First ever ABS repair. The drain line is from the tub. When home owner used this tub, it leaked on the people below.


----------



## Cal (Jun 17, 2008)

Any glue.. AT ALL ?


----------



## MTDUNN (Oct 9, 2011)

Tommy plumber said:


> First ever ABS repair. The drain line is from the tub. When home owner used this tub, it leaked on the people below.


Oops, someone forgot that one


----------



## Tommy plumber (Feb 19, 2010)

Cal said:


> Any glue.. AT ALL ?


 






I don't know. That ABS drain line wasn't attached to the hub of the fitting ( I assume the fitting behind the floor joist is a 4x2 combo. Or maybe a santee with a side inlet) The fitting may have been dry-fitted all these years. Condo was built in 1985.


----------



## Tommy plumber (Feb 19, 2010)

I was replacing the bathtub (My mom's place) anyway, and after I got the tub out, the ABS waste arm for the tub was flopping around....:blink:...which prompted me to open a hole in the floor to glue the tub drain back into the fitting.

The brass waste and overflow had a corroded piece also that either was leaking or would have leaked soon.


----------



## Tommy plumber (Feb 19, 2010)

Finished tub.


----------



## Cal (Jun 17, 2008)

Well done ! Had that with PVC not long ago,, Wonder how it never leaked.


----------



## PLUMB TIME (Feb 2, 2009)

Did your mom insist that you not replace the tub/shower valve?:whistling2:


----------



## Tommy plumber (Feb 19, 2010)

PLUMB TIME said:


> Did your mom insist that you not replace the tub/shower valve?:whistling2:


 







She's selling this condo in a few months and simply wants to get it in good shape to sell. She'll be moving down to Florida to be near me and the grand kids.


----------



## Tommy plumber (Feb 19, 2010)

Some other pictures.


----------



## Tommy plumber (Feb 19, 2010)

Cal said:


> Any glue.. AT ALL ?


 








Speaking of ABS glue, since I never worked with ABS I don't even have any on my truck.
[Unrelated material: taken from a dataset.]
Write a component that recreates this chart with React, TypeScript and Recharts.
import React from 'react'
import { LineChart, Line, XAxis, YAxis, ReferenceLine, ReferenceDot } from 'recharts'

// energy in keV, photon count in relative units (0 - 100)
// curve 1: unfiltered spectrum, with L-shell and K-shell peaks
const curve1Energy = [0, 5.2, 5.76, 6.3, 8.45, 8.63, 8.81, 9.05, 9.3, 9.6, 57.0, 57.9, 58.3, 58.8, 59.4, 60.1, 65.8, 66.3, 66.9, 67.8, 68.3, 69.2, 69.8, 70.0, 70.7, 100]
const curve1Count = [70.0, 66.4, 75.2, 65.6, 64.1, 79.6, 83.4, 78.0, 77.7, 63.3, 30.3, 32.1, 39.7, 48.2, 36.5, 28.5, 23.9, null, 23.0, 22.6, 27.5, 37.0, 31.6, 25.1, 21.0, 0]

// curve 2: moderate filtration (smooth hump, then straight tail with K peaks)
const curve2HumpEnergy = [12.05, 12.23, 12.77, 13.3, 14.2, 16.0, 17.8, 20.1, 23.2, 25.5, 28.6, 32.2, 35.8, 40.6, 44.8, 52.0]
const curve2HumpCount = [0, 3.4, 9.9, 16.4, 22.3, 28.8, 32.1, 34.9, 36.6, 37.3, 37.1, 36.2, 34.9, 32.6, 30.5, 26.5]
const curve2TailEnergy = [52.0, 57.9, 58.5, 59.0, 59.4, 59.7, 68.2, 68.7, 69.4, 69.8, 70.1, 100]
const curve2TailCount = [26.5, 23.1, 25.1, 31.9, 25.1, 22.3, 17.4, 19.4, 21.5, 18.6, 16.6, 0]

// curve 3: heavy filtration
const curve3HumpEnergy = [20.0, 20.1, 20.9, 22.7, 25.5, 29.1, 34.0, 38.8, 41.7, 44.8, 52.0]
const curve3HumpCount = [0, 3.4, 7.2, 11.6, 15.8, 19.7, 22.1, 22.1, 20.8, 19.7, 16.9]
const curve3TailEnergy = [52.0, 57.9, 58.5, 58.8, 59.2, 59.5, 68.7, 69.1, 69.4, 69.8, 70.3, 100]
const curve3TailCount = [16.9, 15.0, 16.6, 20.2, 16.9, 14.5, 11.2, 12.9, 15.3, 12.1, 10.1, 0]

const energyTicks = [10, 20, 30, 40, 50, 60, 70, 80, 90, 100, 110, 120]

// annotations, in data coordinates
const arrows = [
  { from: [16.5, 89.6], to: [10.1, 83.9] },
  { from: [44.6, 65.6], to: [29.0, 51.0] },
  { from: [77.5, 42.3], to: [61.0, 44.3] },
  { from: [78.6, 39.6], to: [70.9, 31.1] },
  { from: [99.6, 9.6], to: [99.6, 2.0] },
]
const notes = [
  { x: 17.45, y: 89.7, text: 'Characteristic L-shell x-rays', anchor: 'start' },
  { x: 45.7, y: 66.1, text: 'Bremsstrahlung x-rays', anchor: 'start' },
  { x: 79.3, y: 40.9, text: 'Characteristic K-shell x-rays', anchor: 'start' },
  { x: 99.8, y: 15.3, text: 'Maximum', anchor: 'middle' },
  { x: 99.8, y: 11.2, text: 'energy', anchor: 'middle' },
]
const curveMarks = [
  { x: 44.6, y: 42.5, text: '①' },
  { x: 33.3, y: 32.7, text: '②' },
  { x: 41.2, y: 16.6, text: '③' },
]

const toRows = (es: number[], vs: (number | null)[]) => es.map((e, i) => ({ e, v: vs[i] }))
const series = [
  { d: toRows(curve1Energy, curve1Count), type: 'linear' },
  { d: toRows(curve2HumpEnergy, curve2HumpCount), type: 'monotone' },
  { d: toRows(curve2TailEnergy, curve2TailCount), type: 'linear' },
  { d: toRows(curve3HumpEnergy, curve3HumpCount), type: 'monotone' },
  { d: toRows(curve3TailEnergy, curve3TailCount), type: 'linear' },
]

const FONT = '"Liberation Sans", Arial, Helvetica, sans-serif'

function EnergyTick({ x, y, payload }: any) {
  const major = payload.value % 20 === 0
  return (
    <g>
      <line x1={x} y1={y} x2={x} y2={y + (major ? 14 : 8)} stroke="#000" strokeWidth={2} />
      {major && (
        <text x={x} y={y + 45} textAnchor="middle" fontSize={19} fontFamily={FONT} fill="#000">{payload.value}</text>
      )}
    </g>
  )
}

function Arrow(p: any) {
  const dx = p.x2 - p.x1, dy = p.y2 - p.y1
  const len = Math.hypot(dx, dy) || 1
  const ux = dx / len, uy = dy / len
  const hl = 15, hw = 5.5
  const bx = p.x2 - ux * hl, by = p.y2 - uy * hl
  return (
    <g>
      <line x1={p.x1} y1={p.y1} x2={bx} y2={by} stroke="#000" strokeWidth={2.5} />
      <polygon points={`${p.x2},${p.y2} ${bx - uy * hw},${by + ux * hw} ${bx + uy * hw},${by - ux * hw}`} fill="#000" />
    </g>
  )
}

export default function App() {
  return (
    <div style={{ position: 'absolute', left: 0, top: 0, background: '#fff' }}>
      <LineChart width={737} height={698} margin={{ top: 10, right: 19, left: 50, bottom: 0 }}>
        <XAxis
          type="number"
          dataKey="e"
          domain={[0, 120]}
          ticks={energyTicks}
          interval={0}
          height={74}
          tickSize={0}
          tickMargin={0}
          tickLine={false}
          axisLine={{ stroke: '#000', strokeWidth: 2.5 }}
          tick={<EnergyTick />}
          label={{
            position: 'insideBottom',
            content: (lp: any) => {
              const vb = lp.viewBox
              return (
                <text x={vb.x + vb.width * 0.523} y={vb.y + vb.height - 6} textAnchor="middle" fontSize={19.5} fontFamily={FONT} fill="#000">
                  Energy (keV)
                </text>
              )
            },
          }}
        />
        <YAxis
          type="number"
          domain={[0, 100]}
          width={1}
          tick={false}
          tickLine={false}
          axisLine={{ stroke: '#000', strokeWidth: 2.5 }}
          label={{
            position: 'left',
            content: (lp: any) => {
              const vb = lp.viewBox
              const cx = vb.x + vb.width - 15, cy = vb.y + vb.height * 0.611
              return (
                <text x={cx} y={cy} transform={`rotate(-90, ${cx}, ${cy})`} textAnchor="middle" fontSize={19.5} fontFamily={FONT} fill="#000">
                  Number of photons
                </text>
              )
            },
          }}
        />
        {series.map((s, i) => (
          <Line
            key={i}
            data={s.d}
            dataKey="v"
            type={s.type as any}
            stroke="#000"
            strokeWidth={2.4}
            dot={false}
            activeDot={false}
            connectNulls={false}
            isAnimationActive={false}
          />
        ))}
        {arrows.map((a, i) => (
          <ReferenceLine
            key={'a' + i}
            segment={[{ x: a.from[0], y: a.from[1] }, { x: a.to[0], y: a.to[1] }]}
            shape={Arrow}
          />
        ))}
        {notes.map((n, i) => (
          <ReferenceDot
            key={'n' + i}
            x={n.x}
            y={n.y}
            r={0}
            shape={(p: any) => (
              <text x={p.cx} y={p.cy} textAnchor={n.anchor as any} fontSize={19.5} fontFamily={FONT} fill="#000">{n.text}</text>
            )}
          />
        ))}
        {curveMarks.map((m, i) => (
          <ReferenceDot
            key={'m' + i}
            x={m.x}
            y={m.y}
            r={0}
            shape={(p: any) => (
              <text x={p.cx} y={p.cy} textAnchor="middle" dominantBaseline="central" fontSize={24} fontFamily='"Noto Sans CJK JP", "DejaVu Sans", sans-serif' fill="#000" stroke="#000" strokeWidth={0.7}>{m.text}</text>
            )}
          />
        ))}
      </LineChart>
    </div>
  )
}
I went to the local HD and couldn't find any ABS cement on the shelf. I found some cement that said multi-purpose cement. It was for CPVC, PVC and ABS. And yes, I drove my work truck up to NY to replace my mom's tub...:laughing:

I had offered to pay a plumber up there to do the work, but my mom started complaining that she has a son who is a plumber, why should another plumber be here, etc. etc. So, being the good son that I am, I did the work for my mom. Anything for my mom.


----------



## rjbphd (Feb 5, 2010)

Tommy plumber said:


> She's selling this condo in a few months and simply wants to get it in good shape to sell. She'll be moving down to Florida to be near me and the grand kids.


Would sold quicker if its had safety valve !! Who would want a 2/3 handles design?


----------



## 89plumbum (May 14, 2011)

You drove the van to NY? Your are a brave soul my friend!


----------



## MTDUNN (Oct 9, 2011)

Never seen fin tube under a tub


----------



## rjbphd (Feb 5, 2010)

MTDUNN said:


> Never seen fin tube under a tub


Why not? Helps heat the tub, within limited space on bathroom walls, tub can helps warm the room and warm feeling when u get in to it. My dad did it with his deep cast iron tub, I done a few and customers love it!


----------



## MTDUNN (Oct 9, 2011)

rjbphd said:


> Why not? Helps heat the tub, within limited space on bathroom walls, tub can helps warm the room and warm feeling when u get in to it. My dad did it with his deep cast iron tub, I done a few and customers love it!


No, I get why, I just never seen it


----------



## Tommy plumber (Feb 19, 2010)

leftoverture said:


> No protection in the tub while you were working?


 








...without a doubt I use a tub protector.


----------



## Tommy plumber (Feb 19, 2010)

leftoverture said:


> No protection in the tub while you were working?


 







No intro on the site you're posting on?


----------



## Lja1821 (Jul 27, 2013)

leftoverture said:


> An introduction is suggested but not required. I took the time to read the rules when I signed up.
> 
> The worst that can happen is you won't take me seriously. Bummer. I can live with that.
> 
> Anyway, I'm not here to cause problems. If the lack of an introduction bothers you, then just ignore me.


Its also a courteous gesture towards fellow plumbers i hope you dont go around the jobsite acting like that, and im sure whenever your on a new job you introduce yourself to the guys your working with. Were all here to learn,help and enjoy discussions from fellow pros not to check your bona fides so how bout some courtesy tone down the rhetoric and be a professional..


----------